Итак, с опущенной головой, как настоящие жертвы, приготовились мы принять всякое предложение, не справляясь даже о том, что нас ожидало. Может ли путешественник, случайно заброшенный судьбою в Японию, на Борнео или на Яву, придавать малейшее значение формам, отличиям или почестям, которые присущи обычаям этих варваров? Совершенно то же было и с нами в данном случае. И мы, очутившиеся вне нашей сферы, вынужденные к тому несчастьем, не видевшие кругом ничего, кроме жестокости и насилия, полные отвращения, уныния и отчаяния, считали, что нам не следует санкционировать добровольным решением какое бы то ни было назначение.
Наконец появился так долго ожидаемый указ, решавший участь всего конфискованного правительством имущества.

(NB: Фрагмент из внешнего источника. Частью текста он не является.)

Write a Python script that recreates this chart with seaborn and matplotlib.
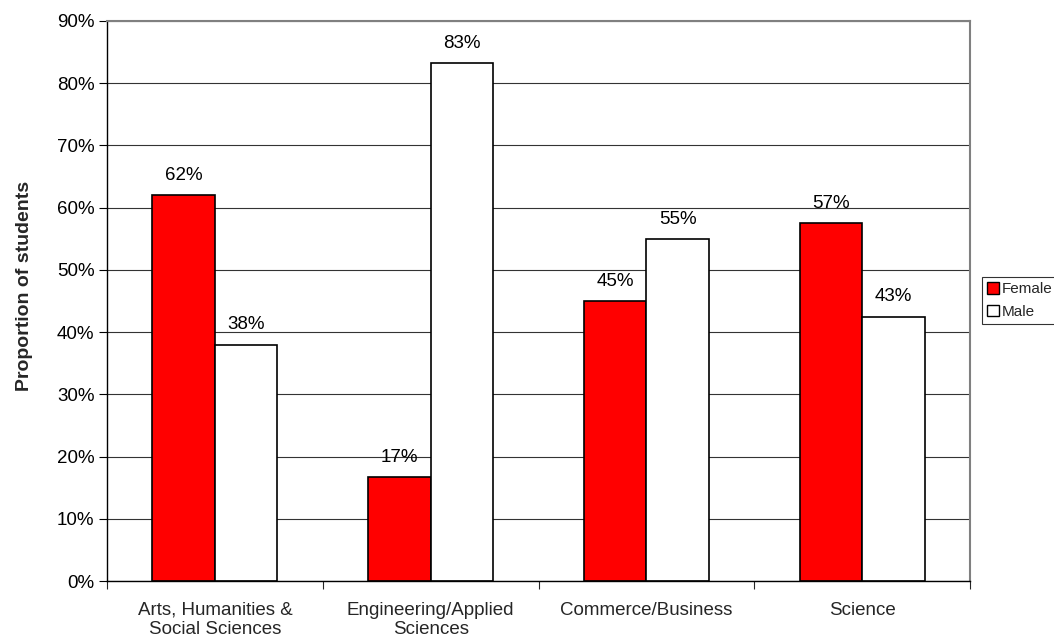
import matplotlib
matplotlib.use("Agg")
import matplotlib.pyplot as plt
import seaborn as sns
import pandas as pd
import numpy as np
from matplotlib.ticker import PercentFormatter, FixedLocator
from matplotlib.patches import Patch

categories = ["Arts, Humanities &\nSocial Sciences", "Engineering/Applied\nSciences",
              "Commerce/Business", "Science"]
female = [0.62, 0.167, 0.45, 0.575]
male = [0.38, 0.833, 0.55, 0.425]
labels_f = ["62%", "17%", "45%", "57%"]
labels_m = ["38%", "83%", "55%", "43%"]

sns.set_theme(style="white")
plt.rcParams['font.family'] = ['Liberation Sans', 'DejaVu Sans']

df = pd.DataFrame({
    "Category": categories * 2,
    "Value": female + male,
    "Sex": ["Female"] * 4 + ["Male"] * 4,
})

fig = plt.figure(figsize=(10.54, 6.42), dpi=100)
ax = fig.add_axes([107/1054, 1 - 581/642, (970-107)/1054, (581-21)/642])

sns.barplot(data=df, x="Category", y="Value", hue="Sex",
            palette={"Female": "#ff0000", "Male": "#ffffff"},
            width=0.58, edgecolor="black", linewidth=1.2, ax=ax,
            legend=False, saturation=1)

ax.set_ylim(0, 0.9)
ax.set_xlim(-0.5, 3.5)
ax.yaxis.set_major_locator(FixedLocator(np.arange(0, 0.91, 0.1)))
ax.yaxis.set_major_formatter(PercentFormatter(1.0, decimals=0))
ax.yaxis.grid(True, color="#333333", linewidth=0.8)
ax.set_axisbelow(True)

for cont, labs in zip(ax.containers, [labels_f, labels_m]):
    ax.bar_label(cont, labels=labs, padding=8, fontsize=13.5, color="black")

ax.set_xlabel("")
ax.set_ylabel("Proportion of students", fontsize=14, fontweight="bold")
ax.yaxis.set_label_coords((33 - 107) / 863, (581 - 286) / 560)
ax.tick_params(axis="y", labelsize=13.5, length=6, width=0.8, direction="out",
               left=True, colors="black", pad=3)
ax.tick_params(axis="x", which="major", labelsize=13.5, length=0, pad=15)
ax.set_xticks([-0.5, 0.5, 1.5, 2.5, 3.5], minor=True)
ax.tick_params(axis="x", which="minor", length=6, width=0.8, bottom=True, direction="out")
for t in ax.get_xticklabels():
    t.set_linespacing(1.2)

for s in ["left", "bottom"]:
    ax.spines[s].set_color("black")
    ax.spines[s].set_linewidth(1.0)
for s in ["top", "right"]:
    ax.spines[s].set_color("#808080")
    ax.spines[s].set_linewidth(1.5)

handles = [Patch(facecolor="#ff0000", edgecolor="black", label="Female"),
           Patch(facecolor="#ffffff", edgecolor="black", label="Male")]
leg = fig.legend(handles=handles, loc="upper left", bbox_to_anchor=(982/1054, 1 - 277/642),
                 fontsize=11, frameon=True, fancybox=False, handlelength=0.75,
                 handleheight=0.75, handletextpad=0.2, borderpad=0.35, labelspacing=0.55,
                 borderaxespad=0)
leg.get_frame().set_edgecolor("black")
leg.get_frame().set_linewidth(0.8)

fig.savefig("out.png", dpi=100)
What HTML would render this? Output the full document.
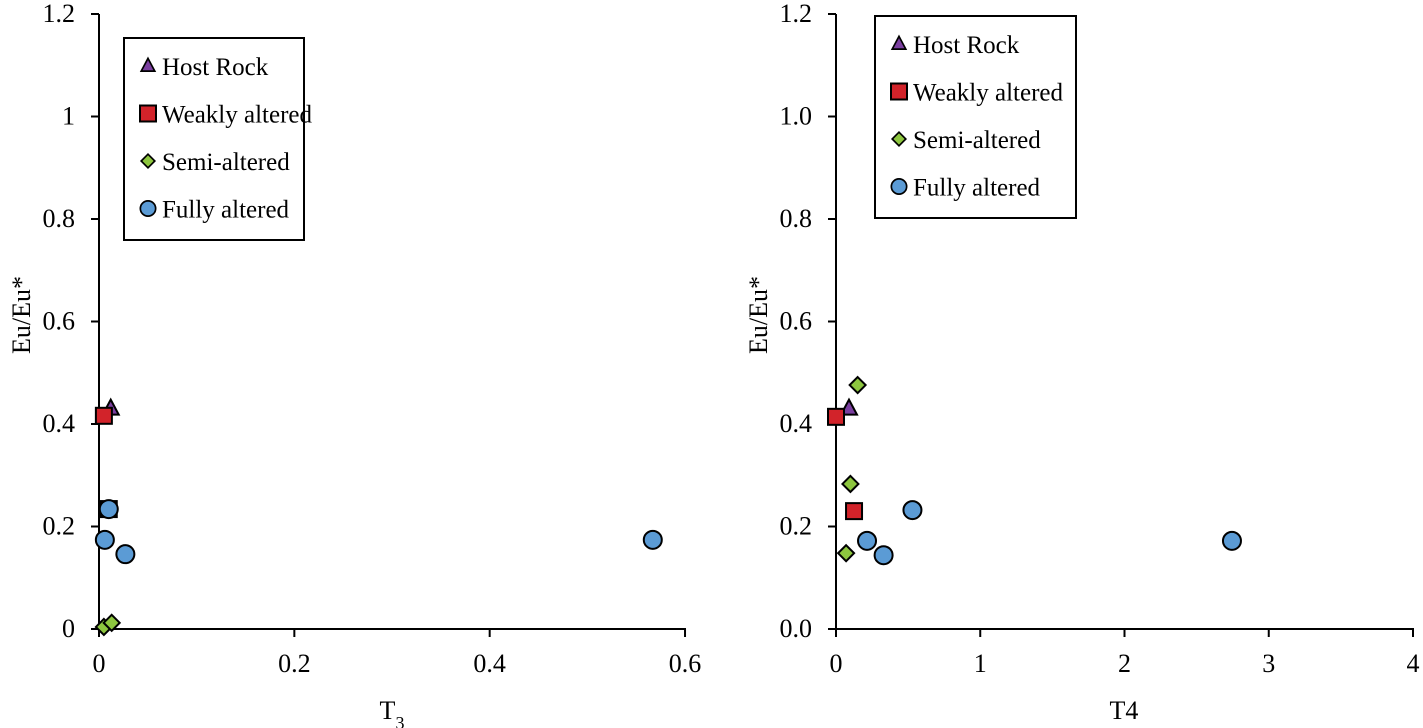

Екатерина раздала массу имений фаворитам, министрам, генералам, губернаторам, даже низшим служащим, а также некоторым полякам, изменникам отечества. Она не возвратила конфискованных имений моим родителям, но, нарушая все их права, даже о них не упоминая, подарила мне и брату сорок две тысячи душ из принадлежавшего им имущества (таким способом в России оценивают имущество; в счет идут лишь лица мужского пола). Только Староства, Латичев и Каменец, принадлежавшие моему отцу, достались графу Моркову. В сущности, это был настоящий возврат имущества. Нам пришлось лишь послать отцу полные и неограниченные доверенности, чтобы тем самым дать ему возможность распоряжаться своим же имуществом.
Все так долго не были уверены в том, каково будет последнее слово Екатерины о нашем деле, что ее окончательный приговор вызвал в обществе общее удовлетворение.
Нам говорили, что на потерю Латичева и Каменца надо смотреть как на штраф и нам нет оснований жаловаться. Мы отправились благодарить Екатерину, с коленопреклонением, как этого требовала принятая при дворе форма, и почти тотчас после этого меня облекли в форму конногвардейца, а моего брата – в форму гвардейского Измайловского пехотного полка.